Claritin-D and Pregnancy
In clinical studies on Claritin-D and pregnancy, the medication did not cause any problems when it was given in high doses to pregnant rabbits and rats. However, the full risks of using the drug in pregnant humans are not known. Therefore, talk to your healthcare provider about the benefits and risks of taking Claritin-D while pregnant in your particular situation.
Claritin-D® (loratadine and pseudoephedrine sulfate) is a non-prescription medication approved to treat allergies and nasal congestion due to the common cold. It contains two different medications: pseudoephedrine (a decongestant) and loratadine (an antihistamine). Claritin-D appears to be safe for use during pregnancy, although the full risks are not currently known.
The U.S. Food and Drug Administration (FDA) uses a category system to classify the possible risks to a fetus when a specific medicine is taken during pregnancy. Pregnancy Category B is given to medicines that have not been extensively studied in pregnant humans but that do not appear to cause harm to the fetus in animal studies.
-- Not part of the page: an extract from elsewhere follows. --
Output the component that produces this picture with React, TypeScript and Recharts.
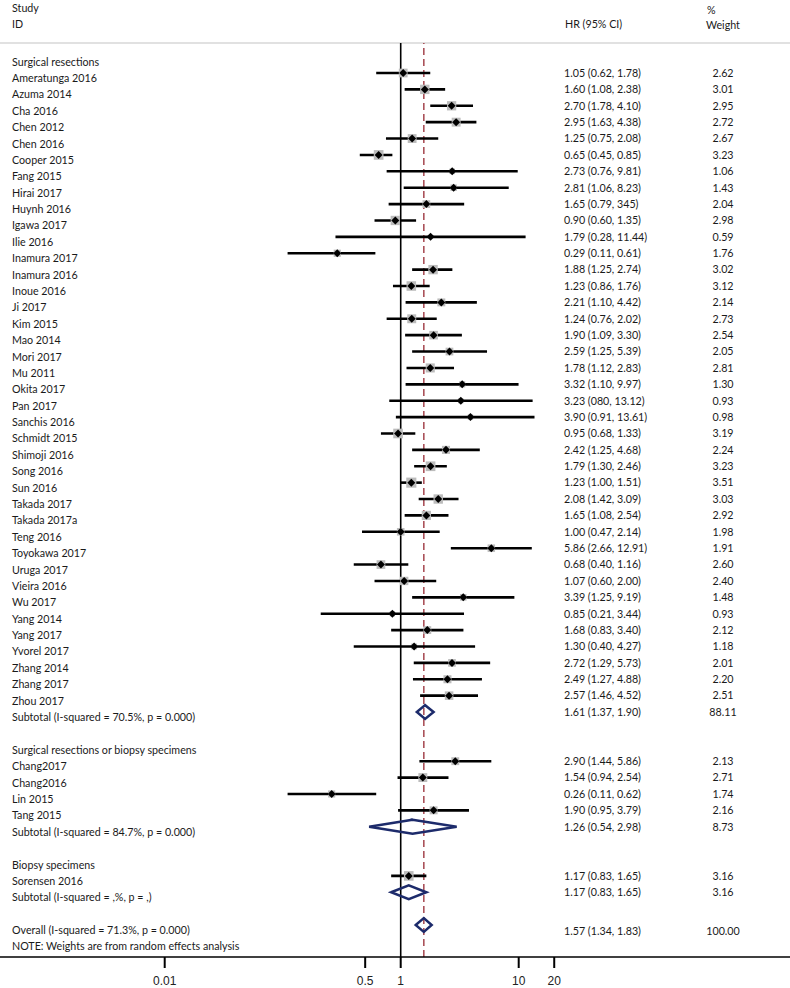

The rating is also given to medications that seem to cause problems in pregnant animals but have been shown to be safe in human studies.
Claritin-D was given a pregnancy Category B classification because it did not cause any problems (even at very high doses) when given to pregnant rabbits and rats. A few studies have suggested that Claritin-D does not increase the risk of birth defects or miscarriages in humans, although more thorough studies are necessary.
It is important to note that while human studies did not suggest problems with Claritin-D, these studies could not completely rule out the possibility of problems. Therefore, a pregnancy Category B medicine should be given to a pregnant woman only if her healthcare provider believes that the benefits to the woman outweigh any possible risks to the unborn child.